Request
Print nothing but the lines from the start of the listing below through the line that contains "const title = '20260804T0600Z+06". Do not include the pictures.

┄┄┄┄┄┄

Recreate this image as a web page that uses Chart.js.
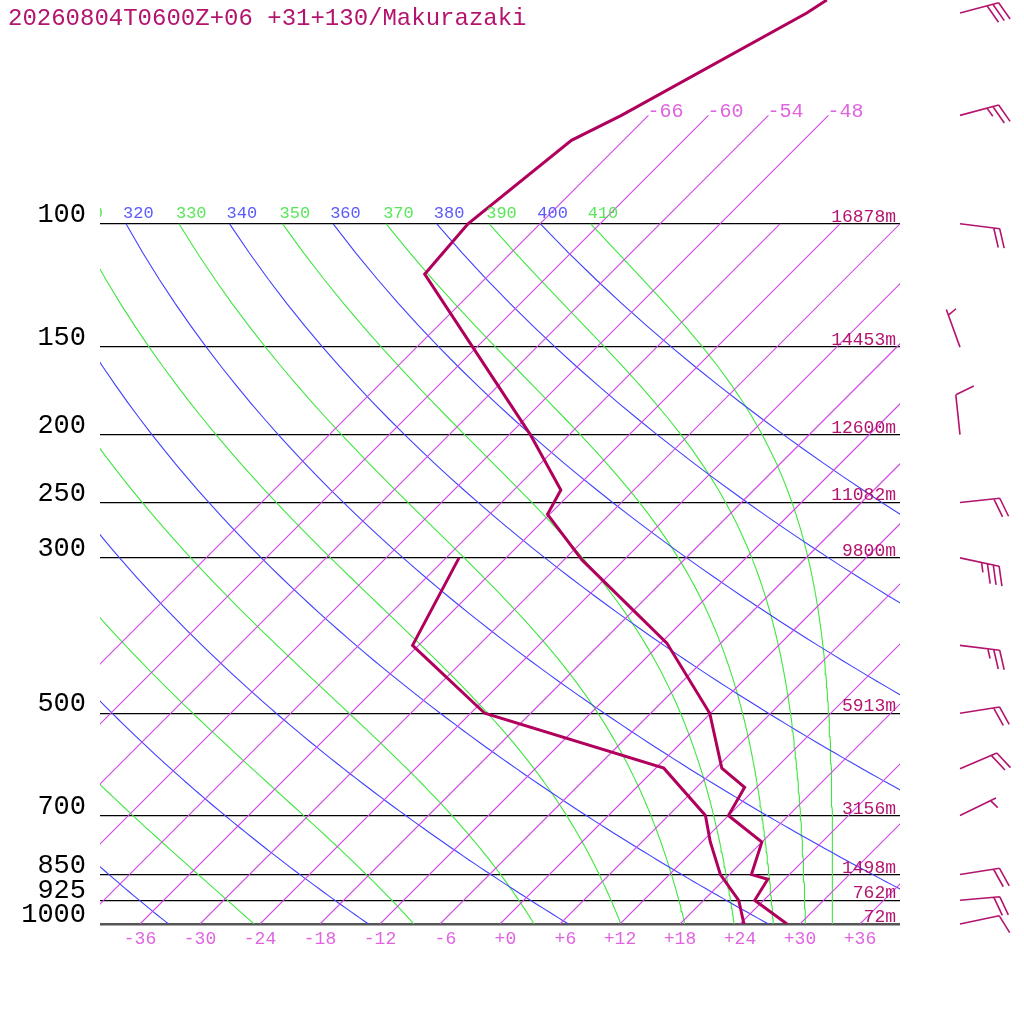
<!DOCTYPE html>
<html>
<head>
<meta charset="utf-8">
<script src="https://cdn.jsdelivr.net/npm/chart.js@4.4.1/dist/chart.umd.min.js"></script>
<style>
  html, body { margin: 0; padding: 0; background: #fff; }
  canvas { display: block; }
</style>
</head>
<body>
<canvas id="skewt" width="1024" height="1024"></canvas>
<script>
const title = '20260804T0600Z+06 +31+130/Makurazaki';

// temperature / dewpoint profile (hPa, degC)
const tempP = [1000, 925, 863, 850, 764, 700, 638, 599, 500, 397, 302, 260, 240, 200, 118, 100, 76, 70, 50, 47.9];
const tempT = [28.7, 23.1, 22.3, 20.2, 18.0, 12.0, 10.8, 6.6, -0.1, -11.4, -28.2, -36.2, -37.3, -45.9, -72.5, -73.2, -71.2, -68.7, -60.4, -59.7];
const dewP = [1000, 925, 850, 763, 700, 599, 500, 400, 300];
const dewT = [24.4, 21.5, 17.1, 12.8, 9.7, 0.8, -22.6, -36.6, -40.7];

// standard levels and their heights
const levelP = [100, 150, 200, 250, 300, 500, 700, 850, 925, 1000];
const levelH = [16878, 14453, 12600, 11082, 9800, 5913, 3156, 1498, 762, 72];

// winds (direction from, knots)
const windP = [50, 70, 100, 150, 200, 250, 300, 400, 500, 600, 700, 850, 925, 1000];
const windDir = [75, 75, 97, 340, 354, 84, 102, 97, 81, 67, 64, 81, 85, 78];
const windKt = [30, 25, 20, 5, 10, 20, 35, 25, 20, 20, 5, 20, 20, 10];

// background lines
const isotherms = [-66, -60, -54, -48, -42, -36, -30, -24, -18, -12, -6, 0, 6, 12, 18, 24, 30, 36];
const tempTicks = [-36, -30, -24, -18, -12, -6, 0, 6, 12, 18, 24, 30, 36];
const dryTheta = [240, 260, 280, 300, 320, 340, 360, 380, 400];
const moistThetaE = [250, 270, 290, 310, 330, 350, 370, 390, 410];

const SKEW = 70;       // degC of shift per decade of pressure
const P_TOP = 47.9;
const MONO = '"Liberation Mono", "DejaVu Sans Mono", monospace';
const DARK = '#b0005c';
const TXT = '#b4146e';
const ISO = '#d246e6';
const ISO_TXT = '#e064e0';
const BLUE = '#4040ff';
const GREEN = '#40e640';

const skewX = (t, p) => t + SKEW * Math.log10(1000 / p);

function dryT(theta, p) {
  return theta * Math.pow(p / 1000, 0.2857) - 273.15;
}
function thetaE(tk, p) {
  const tc = tk - 273.15;
  const e = 6.112 * Math.exp(17.67 * tc / (tc + 243.5));
  if (e >= p) return Infinity;
  const r = 622 * e / (p - e);
  return tk * Math.pow(1000 / p, 0.2854 * (1 - 0.00028 * r)) *
    Math.exp((3.376 / tk - 0.00254) * r * (1 + 0.00081 * r));
}
function moistT(the, p) {
  let lo = 150, hi = 340;
  for (let i = 0; i < 50; i++) {
    const mid = (lo + hi) / 2;
    if (thetaE(mid, p) > the) hi = mid; else lo = mid;
  }
  return (lo + hi) / 2 - 273.15;
}

const curveP = [];
for (let p = 1000; p >= 100; p -= 10) curveP.push(p);

const lineSet = (data, color, width) => ({
  data, borderColor: color, borderWidth: width, showLine: true,
  pointRadius: 0, fill: false, tension: 0
});

const datasets = [];
datasets.push(lineSet(tempP.map((p, i) => ({ x: skewX(tempT[i], p), y: p })), DARK, 3));
datasets.push(lineSet(dewP.map((p, i) => ({ x: skewX(dewT[i], p), y: p })), DARK, 3));
isotherms.forEach(t => {
  const top = t <= -48 ? 70 : 100;
  datasets.push(lineSet([{ x: skewX(t, 1000), y: 1000 }, { x: skewX(t, top), y: top }], ISO, 1.1));
});
dryTheta.forEach(th => {
  datasets.push(lineSet(curveP.map(p => ({ x: skewX(dryT(th, p), p), y: p })), BLUE, 1.1));
});
moistThetaE.forEach(th => {
  datasets.push(lineSet(curveP.map(p => ({ x: skewX(moistT(th, p), p), y: p })), GREEN, 1.1));
});

function drawBarb(ctx, x0, y0, dir, kt) {
  const a = dir * Math.PI / 180;
  const b = a + 70 * Math.PI / 180;
  const ux = Math.sin(a), uy = -Math.cos(a);
  const bx = Math.sin(b), by = -Math.cos(b);
  const L = 40, gap = 6;
  const tx = x0 + ux * L, ty = y0 + uy * L;
  ctx.beginPath();
  ctx.moveTo(x0, y0);
  ctx.lineTo(tx, ty);
  let full = Math.floor(kt / 10);
  const half = kt % 10 >= 5;
  let pos = (full === 0 && half) ? 1 : 0;
  for (let i = 0; i < full; i++, pos++) {
    const sx = tx - ux * gap * pos, sy = ty - uy * gap * pos;
    ctx.moveTo(sx, sy);
    ctx.lineTo(sx + bx * 20, sy + by * 20);
  }
  if (half) {
    const sx = tx - ux * gap * pos, sy = ty - uy * gap * pos;
    ctx.moveTo(sx, sy);
    ctx.lineTo(sx + bx * 10, sy + by * 10);
  }
  ctx.stroke();
}

const overlay = {
  id: 'overlay',
  afterDraw(chart) {
    const { ctx, chartArea: area, scales: { x, y } } = chart;
    const px = (t, p) => x.getPixelForValue(skewX(t, p));

    // adiabat labels along 100 hPa
    ctx.save();
    ctx.beginPath();
    ctx.rect(area.left, 0, chart.width - area.left, chart.height);
    ctx.clip();
    ctx.font = '17px ' + MONO;
    ctx.textAlign = 'left';
    ctx.textBaseline = 'alphabetic';
    const y100 = y.getPixelForValue(100);
    dryTheta.forEach(th => {
      ctx.fillStyle = '#5a5aff';
      ctx.fillText(String(th), px(dryT(th, 100), 100) - 3, y100 - 6);
    });
    moistThetaE.forEach(th => {
      ctx.fillStyle = '#5ae65a';
      ctx.fillText(String(th), px(moistT(th, 100), 100) - 3, y100 - 6);
    });
    ctx.restore();

    ctx.save();
    // isotherm labels at the top
    ctx.font = '20px ' + MONO;
    ctx.fillStyle = ISO_TXT;
    ctx.textAlign = 'left';
    isotherms.filter(t => t <= -48).forEach(t => {
      ctx.fillText(String(t), px(t, 70) - 1, y.getPixelForValue(70) + 2);
    });

    // heights
    ctx.font = '18px ' + MONO;
    ctx.fillStyle = TXT;
    ctx.textAlign = 'right';
    levelP.forEach((p, i) => {
      ctx.fillText(levelH[i] + 'm', area.right - 4, y.getPixelForValue(p) - 2);
    });

    // title
    ctx.font = '24px ' + MONO;
    ctx.textAlign = 'left';
    ctx.fillText(title, 8, 25);

    // wind barbs
    ctx.strokeStyle = TXT;
    ctx.lineWidth = 1.6;
    windP.forEach((p, i) => drawBarb(ctx, 960, y.getPixelForValue(p), windDir[i], windKt[i]));
    ctx.restore();
  }
};

new Chart(document.getElementById('skewt'), {
  type: 'scatter',
  data: { datasets },
  options: {
    responsive: false,
    animation: false,
    devicePixelRatio: 1,
    events: [],
    layout: { padding: { left: 0, right: 124, top: 0, bottom: 0 } },
    plugins: { legend: { display: false }, tooltip: { enabled: false } },
    scales: {
      x: {
        type: 'linear', min: -40, max: 40, bounds: 'data',
        grid: { display: false }, border: { display: false },
        afterBuildTicks: s => { s.ticks = tempTicks.map(v => ({ value: v })); },
        afterFit: s => { s.height = 100; s.paddingLeft = 0; s.paddingRight = 0; },
        ticks: {
          autoSkip: false, maxRotation: 0, padding: -4, color: ISO_TXT,
          font: { family: MONO, size: 18 },
          callback: v => ((v >= 0 ? '+' : '') + v).padStart(3, ' ')
        }
      },
      y: {
        type: 'logarithmic', reverse: true, min: P_TOP, max: 1000, bounds: 'data', position: 'left',
        grid: {
          color: ctx => ctx.tick && ctx.tick.value === 1000 ? '#555' : '#000',
          lineWidth: ctx => ctx.tick && ctx.tick.value === 1000 ? 2.5 : 1.3,
          drawTicks: false
        },
        border: { display: false },
        afterBuildTicks: s => { s.ticks = levelP.map(v => ({ value: v })); },
        afterFit: s => { s.width = 100; s.paddingTop = 0; s.paddingBottom = 0; },
        ticks: {
          autoSkip: false, padding: 14, labelOffset: -9, color: '#000',
          font: { family: MONO, size: 27 },
          callback: v => String(v)
        }
      }
    }
  },
  plugins: [overlay]
});
</script>
</body>
</html>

┄┄┄┄┄┄

Reply
Recreate this image as a web page that uses Chart.js.
<!DOCTYPE html>
<html>
<head>
<meta charset="utf-8">
<script src="https://cdn.jsdelivr.net/npm/chart.js@4.4.1/dist/chart.umd.min.js"></script>
<style>
  html, body { margin: 0; padding: 0; background: #fff; }
  canvas { display: block; }
</style>
</head>
<body>
<canvas id="skewt" width="1024" height="1024"></canvas>
<script>
const title = '20260804T0600Z+06 +31+130/Makurazaki';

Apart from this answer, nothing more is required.